Thy were all outsourced to Tayside Aviation until that collapsed into administration.
Thought they only did the flying scholarships?
One of the reasons for Scotland is that the safeguarding legal requirement are less for post 16s than in England & wales.
I’m not familiar with the details around using civilian gliding schools but we used to have a policy that allowed us to do it so it’s clearly possible. It seems unlikely that the policy would’ve been endorsed without consideration of those aspects.
The UK Military Flying Training System has already been outsourced to Ascent, so that precedent is already set and cadets flying privately presents no risk to flying training being privatised: it already is.
In which case Ascent might claim that cadets using other non-military flying organisations would compromise an exclusivity clause in their contract & that any civilian gliding or flying training must be offered to them first.
Out of curiosity does the timeline on the removal of non-service aircraft flying for cadets coincide with that contract?

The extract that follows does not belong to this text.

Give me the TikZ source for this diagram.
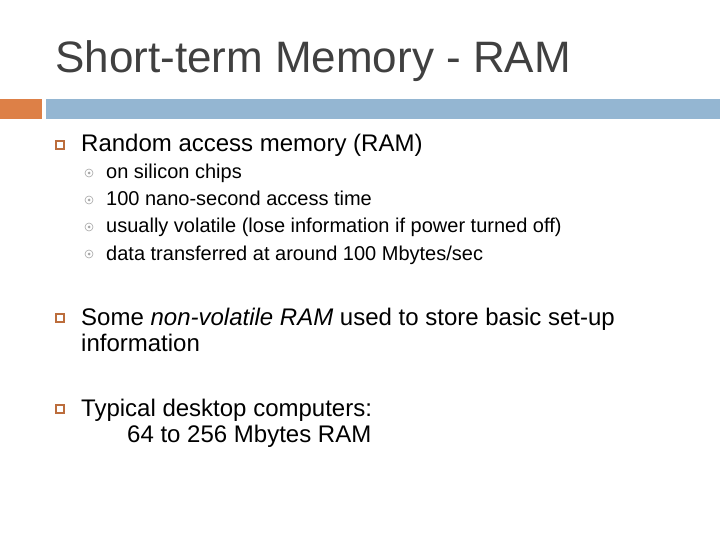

Ascent don’t have a good reputation for effectiveness anyway - just for milking the system & delivering little.
Good points that sound just like the reasons given for the lack of sandwich vans, etc, visiting stations and why we can’t have barbecues on them.
Just had a google - it seems to tally
is there a precedent for this though in a none aviation example?
Be that an AT or otherwise? It doesn’t have to be a fatality I just wonder has a ATC/RAFAC/RAF/MOD “approved” third party provider be that AT, MT, or otherwise provided a service which resulted in sour consequences and what was the result?
Through Clarity we are constantly supplied coaches from the local bus companies. Given driving is seen as a major risk by HQAC, i wonder what incidents have happened by third party provided MT, and have they since been blacked balled?
The Air League use several different ATOs for their flying scholarships.
I presume they contract with them for numerous reasons such as size of facility, location, average age of aircraft, etc, etc.
Why does the RAFAC have to “approve” anything?
Surely it should just stay in its lane.
If the provider can provide its RAs and other legal documentation, I’d say it’s completely unreasonable to have anyone else double checking homework.
Not come across the sandwich van problem - the Benson one is alive and well?
(thread drift!)
Tayside also did ‘familiarisation flights’ or jolly’s as we called them, they’d take three Cadets up for a flight around the local area for half an hour, possibly an hour (can’t quite remember), no instructing, just purely time in the air, one in the front, two in the back. So essentially what they could pay to do at the local flying club, except this involved a three hour drive each way.
I’m guessing it’s operated by the holder of the exclusive catering contract?
If the event is coordinated, planned, advertised or implemented by any RAFAC resources then it will fall under RAFACs umbrella for assurance & compliance - for safeguarding reasons if nothing else. This includes discussing the event at the unit or advertising it using information that has been provided to RAFAC.
ACTO10 & local unit certify is meant to minimise the issues with this but it needs logging officially somewhere.